--- Start of The data ---
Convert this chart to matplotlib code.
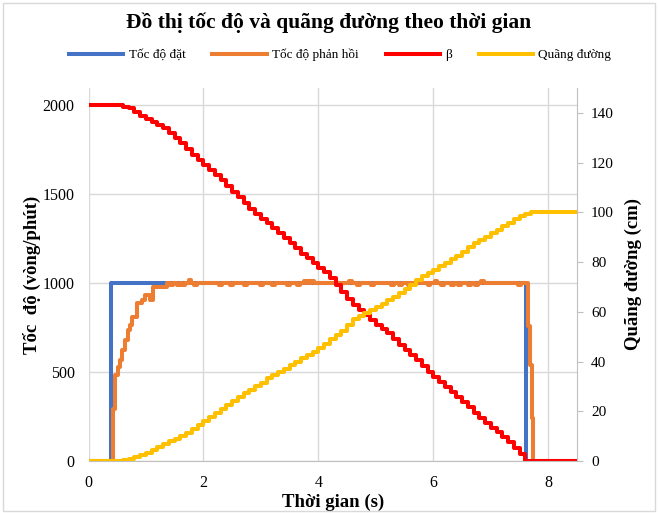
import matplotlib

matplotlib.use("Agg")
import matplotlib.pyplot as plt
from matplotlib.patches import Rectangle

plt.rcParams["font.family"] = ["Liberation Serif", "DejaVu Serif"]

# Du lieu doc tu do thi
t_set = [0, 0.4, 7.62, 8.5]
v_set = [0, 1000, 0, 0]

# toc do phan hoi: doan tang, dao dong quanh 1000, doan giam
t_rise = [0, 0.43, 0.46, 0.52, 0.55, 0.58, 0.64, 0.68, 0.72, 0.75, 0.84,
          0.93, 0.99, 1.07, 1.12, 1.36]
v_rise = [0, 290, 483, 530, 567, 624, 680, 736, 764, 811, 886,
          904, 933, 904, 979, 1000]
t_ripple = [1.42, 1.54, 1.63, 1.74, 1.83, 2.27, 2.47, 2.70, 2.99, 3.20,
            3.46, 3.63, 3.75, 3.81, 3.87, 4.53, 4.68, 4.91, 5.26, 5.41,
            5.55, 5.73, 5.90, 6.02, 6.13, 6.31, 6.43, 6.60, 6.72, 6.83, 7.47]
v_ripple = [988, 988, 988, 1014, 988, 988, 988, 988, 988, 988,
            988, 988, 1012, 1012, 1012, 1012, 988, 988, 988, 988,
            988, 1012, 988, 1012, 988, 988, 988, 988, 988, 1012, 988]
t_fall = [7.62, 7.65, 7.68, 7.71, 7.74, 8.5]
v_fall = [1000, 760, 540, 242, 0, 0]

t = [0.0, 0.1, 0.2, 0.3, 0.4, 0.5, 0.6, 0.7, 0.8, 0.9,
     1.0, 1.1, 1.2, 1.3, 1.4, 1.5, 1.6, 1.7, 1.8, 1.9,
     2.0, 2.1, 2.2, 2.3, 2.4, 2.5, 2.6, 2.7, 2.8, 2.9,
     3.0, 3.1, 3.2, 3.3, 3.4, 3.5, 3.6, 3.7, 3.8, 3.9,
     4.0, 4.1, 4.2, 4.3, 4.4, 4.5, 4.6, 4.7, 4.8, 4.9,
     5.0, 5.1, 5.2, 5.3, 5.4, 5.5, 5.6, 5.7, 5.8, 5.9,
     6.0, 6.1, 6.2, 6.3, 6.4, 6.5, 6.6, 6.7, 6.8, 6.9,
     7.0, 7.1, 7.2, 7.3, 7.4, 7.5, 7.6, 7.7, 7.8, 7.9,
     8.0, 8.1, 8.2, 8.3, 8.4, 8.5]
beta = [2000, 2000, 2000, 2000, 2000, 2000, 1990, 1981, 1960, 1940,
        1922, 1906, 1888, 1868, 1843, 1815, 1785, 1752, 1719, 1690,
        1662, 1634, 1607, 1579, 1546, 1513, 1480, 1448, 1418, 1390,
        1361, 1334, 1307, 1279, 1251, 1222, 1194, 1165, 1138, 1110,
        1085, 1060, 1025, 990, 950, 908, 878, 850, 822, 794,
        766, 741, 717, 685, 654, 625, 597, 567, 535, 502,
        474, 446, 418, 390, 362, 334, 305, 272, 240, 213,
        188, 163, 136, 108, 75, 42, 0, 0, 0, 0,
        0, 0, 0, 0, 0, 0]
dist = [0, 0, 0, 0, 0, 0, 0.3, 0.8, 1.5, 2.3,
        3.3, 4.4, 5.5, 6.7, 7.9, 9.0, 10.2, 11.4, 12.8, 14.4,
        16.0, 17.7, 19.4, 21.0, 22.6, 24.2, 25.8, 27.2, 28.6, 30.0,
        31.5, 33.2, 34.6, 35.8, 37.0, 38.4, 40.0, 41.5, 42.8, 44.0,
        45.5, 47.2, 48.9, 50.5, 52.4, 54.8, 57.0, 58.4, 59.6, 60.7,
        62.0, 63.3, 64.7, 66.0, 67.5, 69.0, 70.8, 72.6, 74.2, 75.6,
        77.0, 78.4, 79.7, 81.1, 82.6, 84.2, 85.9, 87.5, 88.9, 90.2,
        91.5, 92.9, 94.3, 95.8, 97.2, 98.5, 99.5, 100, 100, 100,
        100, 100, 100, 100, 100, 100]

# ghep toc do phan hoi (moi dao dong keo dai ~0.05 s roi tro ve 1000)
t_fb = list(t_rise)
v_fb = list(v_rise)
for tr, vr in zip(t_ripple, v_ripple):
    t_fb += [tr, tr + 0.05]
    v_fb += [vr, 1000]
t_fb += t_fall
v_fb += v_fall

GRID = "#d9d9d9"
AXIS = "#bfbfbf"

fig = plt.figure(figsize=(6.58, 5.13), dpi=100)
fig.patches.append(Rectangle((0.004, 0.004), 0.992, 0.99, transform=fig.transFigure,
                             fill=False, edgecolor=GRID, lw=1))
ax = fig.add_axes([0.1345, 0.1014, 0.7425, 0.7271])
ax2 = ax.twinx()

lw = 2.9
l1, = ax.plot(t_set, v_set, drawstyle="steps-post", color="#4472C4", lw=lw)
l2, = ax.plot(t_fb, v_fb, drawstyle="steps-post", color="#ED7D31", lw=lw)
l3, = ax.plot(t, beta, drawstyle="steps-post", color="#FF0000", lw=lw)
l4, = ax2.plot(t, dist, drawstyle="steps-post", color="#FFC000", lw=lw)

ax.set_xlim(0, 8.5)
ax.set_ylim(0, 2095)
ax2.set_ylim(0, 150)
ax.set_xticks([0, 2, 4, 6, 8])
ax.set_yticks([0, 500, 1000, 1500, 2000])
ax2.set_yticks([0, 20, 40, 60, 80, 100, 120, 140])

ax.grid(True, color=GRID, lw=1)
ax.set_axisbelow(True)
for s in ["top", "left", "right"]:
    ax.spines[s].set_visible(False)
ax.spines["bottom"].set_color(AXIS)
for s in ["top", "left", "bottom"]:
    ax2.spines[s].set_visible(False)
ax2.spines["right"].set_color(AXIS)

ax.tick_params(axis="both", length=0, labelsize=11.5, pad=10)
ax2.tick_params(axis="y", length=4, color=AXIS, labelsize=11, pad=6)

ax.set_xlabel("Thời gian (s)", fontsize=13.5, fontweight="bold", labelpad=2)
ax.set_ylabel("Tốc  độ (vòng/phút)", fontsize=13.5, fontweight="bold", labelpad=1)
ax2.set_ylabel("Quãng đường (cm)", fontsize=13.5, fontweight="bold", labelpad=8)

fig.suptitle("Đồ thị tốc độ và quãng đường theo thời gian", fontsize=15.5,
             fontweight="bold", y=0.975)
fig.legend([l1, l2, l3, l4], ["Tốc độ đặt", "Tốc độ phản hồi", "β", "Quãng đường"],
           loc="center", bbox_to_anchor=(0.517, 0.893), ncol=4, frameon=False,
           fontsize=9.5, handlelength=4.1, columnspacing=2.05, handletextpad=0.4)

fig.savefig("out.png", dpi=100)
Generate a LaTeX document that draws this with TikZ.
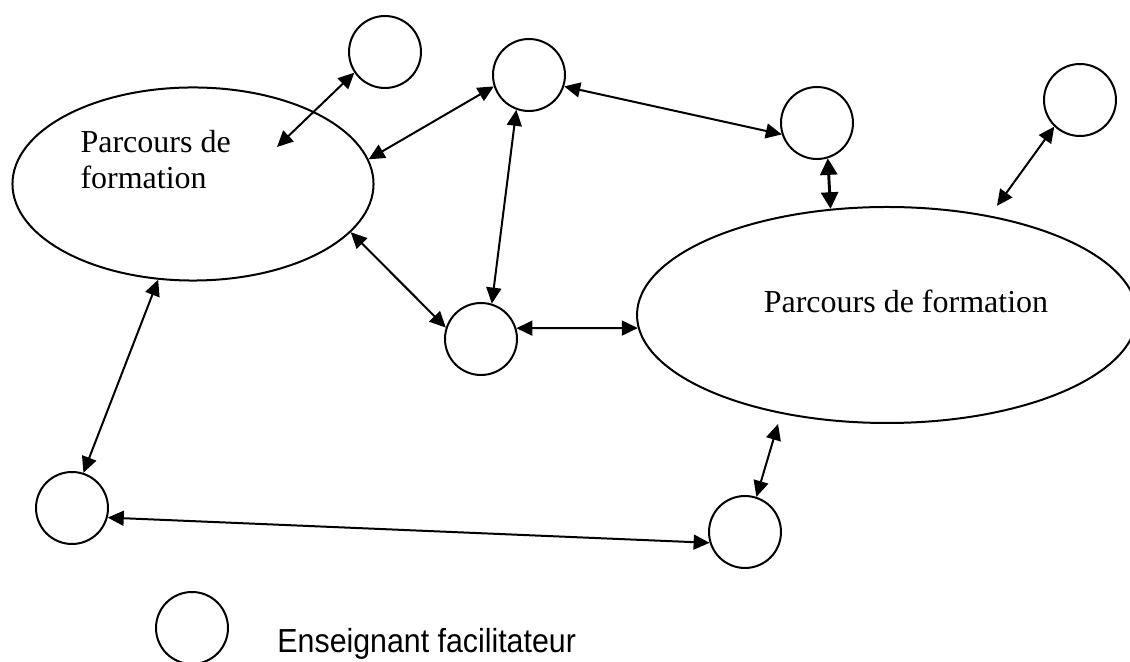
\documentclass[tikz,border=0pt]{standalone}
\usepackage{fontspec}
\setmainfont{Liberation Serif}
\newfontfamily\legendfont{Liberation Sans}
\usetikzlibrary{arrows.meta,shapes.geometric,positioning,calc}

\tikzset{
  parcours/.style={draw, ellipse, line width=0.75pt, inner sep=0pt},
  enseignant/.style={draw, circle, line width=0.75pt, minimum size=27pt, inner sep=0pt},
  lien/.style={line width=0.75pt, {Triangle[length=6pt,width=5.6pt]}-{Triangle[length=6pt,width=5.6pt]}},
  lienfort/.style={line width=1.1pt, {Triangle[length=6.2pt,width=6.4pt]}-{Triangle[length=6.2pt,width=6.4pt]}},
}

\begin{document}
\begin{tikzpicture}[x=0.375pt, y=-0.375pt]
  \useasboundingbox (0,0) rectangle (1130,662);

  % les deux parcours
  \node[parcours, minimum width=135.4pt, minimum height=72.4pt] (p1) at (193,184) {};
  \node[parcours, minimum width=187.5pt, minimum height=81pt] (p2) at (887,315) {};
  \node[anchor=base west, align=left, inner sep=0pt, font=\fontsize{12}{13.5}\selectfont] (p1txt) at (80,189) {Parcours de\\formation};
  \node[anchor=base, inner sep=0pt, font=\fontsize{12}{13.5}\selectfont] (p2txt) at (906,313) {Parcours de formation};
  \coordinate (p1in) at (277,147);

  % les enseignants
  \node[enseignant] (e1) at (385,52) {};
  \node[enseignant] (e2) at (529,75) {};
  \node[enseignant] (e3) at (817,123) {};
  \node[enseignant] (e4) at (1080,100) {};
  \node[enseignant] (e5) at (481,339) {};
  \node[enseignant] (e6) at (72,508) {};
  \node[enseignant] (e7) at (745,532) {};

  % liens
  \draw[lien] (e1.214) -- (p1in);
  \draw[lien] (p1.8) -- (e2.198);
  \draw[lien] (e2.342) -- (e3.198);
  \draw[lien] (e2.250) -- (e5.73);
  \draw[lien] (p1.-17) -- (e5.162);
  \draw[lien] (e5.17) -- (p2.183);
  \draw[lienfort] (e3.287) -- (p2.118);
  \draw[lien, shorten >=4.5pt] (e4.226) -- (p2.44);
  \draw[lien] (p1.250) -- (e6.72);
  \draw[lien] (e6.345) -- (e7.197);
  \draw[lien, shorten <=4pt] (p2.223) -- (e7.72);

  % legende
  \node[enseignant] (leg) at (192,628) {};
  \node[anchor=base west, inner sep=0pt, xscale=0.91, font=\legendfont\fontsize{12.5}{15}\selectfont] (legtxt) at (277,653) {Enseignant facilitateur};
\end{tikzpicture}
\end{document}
--- End of The data ---
- **Do this**: Across the material above, count every line holding "matplotlib" and write down only the number.

- **Result of this task**: 5